Your goal: Write out the listing below without alteration, omitting its pictures.

═════ Data section ═════

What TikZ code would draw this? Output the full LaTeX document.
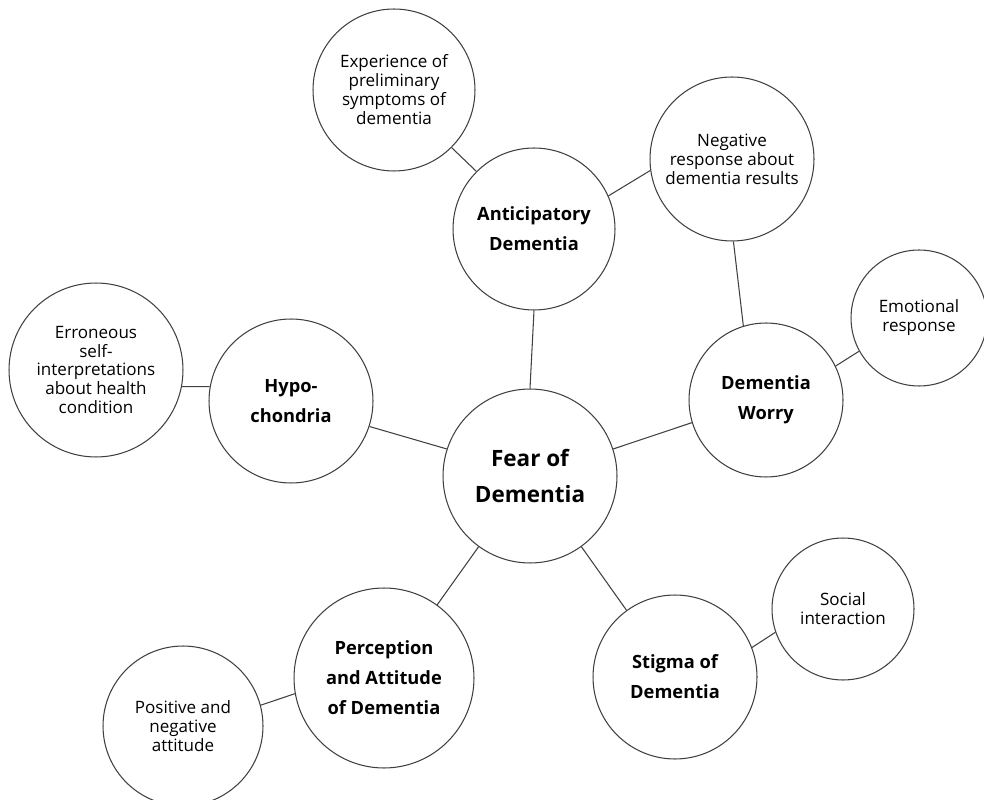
\documentclass[tikz,border=0pt]{standalone}
\usepackage{fontspec}
\setmainfont{Open Sans}

\begin{document}
\begin{tikzpicture}[x=0.02cm, y=-0.02cm,
    bubble/.style={circle, draw=black!75, line width=0.6pt, inner sep=0pt, align=center, minimum size=#1},
    hub/.style={bubble=#1, font=\bfseries\fontsize{12.8}{21}\selectfont},
    theme/.style={bubble=#1, font=\bfseries\fontsize{10.4}{17}\selectfont},
    facet/.style={bubble=#1, font=\fontsize{9.7}{10.8}\selectfont},
    link/.style={draw=black!75, line width=0.6pt}]

    % 1. Page frame, same proportions as the reference
    \useasboundingbox (0,0) rectangle (984,800);

    % 2. Central circle
    \node[hub=3.48cm] (fear) at (530,476) {Fear of\\Dementia};

    % 3. The five themes round it
    \node[theme=3.24cm] (antic) at (534,229) {Anticipatory\\Dementia};
    \node[theme=3.08cm] (worry) at (766,400) {Dementia\\Worry};
    \node[theme=3.28cm] (hypo) at (291,401) {Hypo-\\chondria};
    \node[theme=3.60cm] (percep) at (384,678) {Perception\\and Attitude\\of Dementia};
    \node[theme=3.28cm] (stigma) at (675,677) {Stigma of\\Dementia};

    % 4. Facets of each theme
    \node[facet=3.24cm] (prelim) at (394,90) {Experience of\\preliminary\\symptoms of\\dementia};
    \node[facet=3.28cm] (negresp) at (732,159) {Negative\\response about\\dementia results};
    \node[facet=2.72cm] (emotion) at (919,318) {Emotional\\response};
    \node[facet=3.48cm] (selfint) at (96,370) {Erroneous\\self-\\interpretations\\about health\\condition};
    \node[facet=3.20cm] (attitude) at (183,726) {Positive and\\negative\\attitude};
    \node[facet=2.84cm] (social) at (843,609) {Social\\interaction};

    % 5. Connectors
    \draw[link] (fear.90) -- (antic.-90);
    \draw[link] (fear.18) -- (worry.-163);
    \draw[link] (fear.162) -- (hypo.-18);
    \draw[link] (fear.-126) -- (percep.54);
    \draw[link] (fear.-54) -- (stigma.126);
    \draw[link] (antic.135) -- (prelim.-45);
    \draw[link] (antic.24) -- (negresp.-172);
    \draw[link] (worry.107) -- (negresp.-89);
    \draw[link] (worry.26) -- (emotion.-151);
    \draw[link] (hypo.170) -- (selfint.-11);
    \draw[link] (percep.-170) -- (attitude.15);
    \draw[link] (stigma.21) -- (social.-161);

\end{tikzpicture}
\end{document}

═════

Response for this exercise:
What TikZ code would draw this? Output the full LaTeX document.
\documentclass[tikz,border=0pt]{standalone}
\usepackage{fontspec}
\setmainfont{Open Sans}

\begin{document}
\begin{tikzpicture}[x=0.02cm, y=-0.02cm,
    bubble/.style={circle, draw=black!75, line width=0.6pt, inner sep=0pt, align=center, minimum size=#1},
    hub/.style={bubble=#1, font=\bfseries\fontsize{12.8}{21}\selectfont},
    theme/.style={bubble=#1, font=\bfseries\fontsize{10.4}{17}\selectfont},
    facet/.style={bubble=#1, font=\fontsize{9.7}{10.8}\selectfont},
    link/.style={draw=black!75, line width=0.6pt}]

    % 1. Page frame, same proportions as the reference
    \useasboundingbox (0,0) rectangle (984,800);

    % 2. Central circle
    \node[hub=3.48cm] (fear) at (530,476) {Fear of\\Dementia};

    % 3. The five themes round it
    \node[theme=3.24cm] (antic) at (534,229) {Anticipatory\\Dementia};
    \node[theme=3.08cm] (worry) at (766,400) {Dementia\\Worry};
    \node[theme=3.28cm] (hypo) at (291,401) {Hypo-\\chondria};
    \node[theme=3.60cm] (percep) at (384,678) {Perception\\and Attitude\\of Dementia};
    \node[theme=3.28cm] (stigma) at (675,677) {Stigma of\\Dementia};

    % 4. Facets of each theme
    \node[facet=3.24cm] (prelim) at (394,90) {Experience of\\preliminary\\symptoms of\\dementia};
    \node[facet=3.28cm] (negresp) at (732,159) {Negative\\response about\\dementia results};
    \node[facet=2.72cm] (emotion) at (919,318) {Emotional\\response};
    \node[facet=3.48cm] (selfint) at (96,370) {Erroneous\\self-\\interpretations\\about health\\condition};
    \node[facet=3.20cm] (attitude) at (183,726) {Positive and\\negative\\attitude};
    \node[facet=2.84cm] (social) at (843,609) {Social\\interaction};

    % 5. Connectors
    \draw[link] (fear.90) -- (antic.-90);
    \draw[link] (fear.18) -- (worry.-163);
    \draw[link] (fear.162) -- (hypo.-18);
    \draw[link] (fear.-126) -- (percep.54);
    \draw[link] (fear.-54) -- (stigma.126);
    \draw[link] (antic.135) -- (prelim.-45);
    \draw[link] (antic.24) -- (negresp.-172);
    \draw[link] (worry.107) -- (negresp.-89);
    \draw[link] (worry.26) -- (emotion.-151);
    \draw[link] (hypo.170) -- (selfint.-11);
    \draw[link] (percep.-170) -- (attitude.15);
    \draw[link] (stigma.21) -- (social.-161);

\end{tikzpicture}
\end{document}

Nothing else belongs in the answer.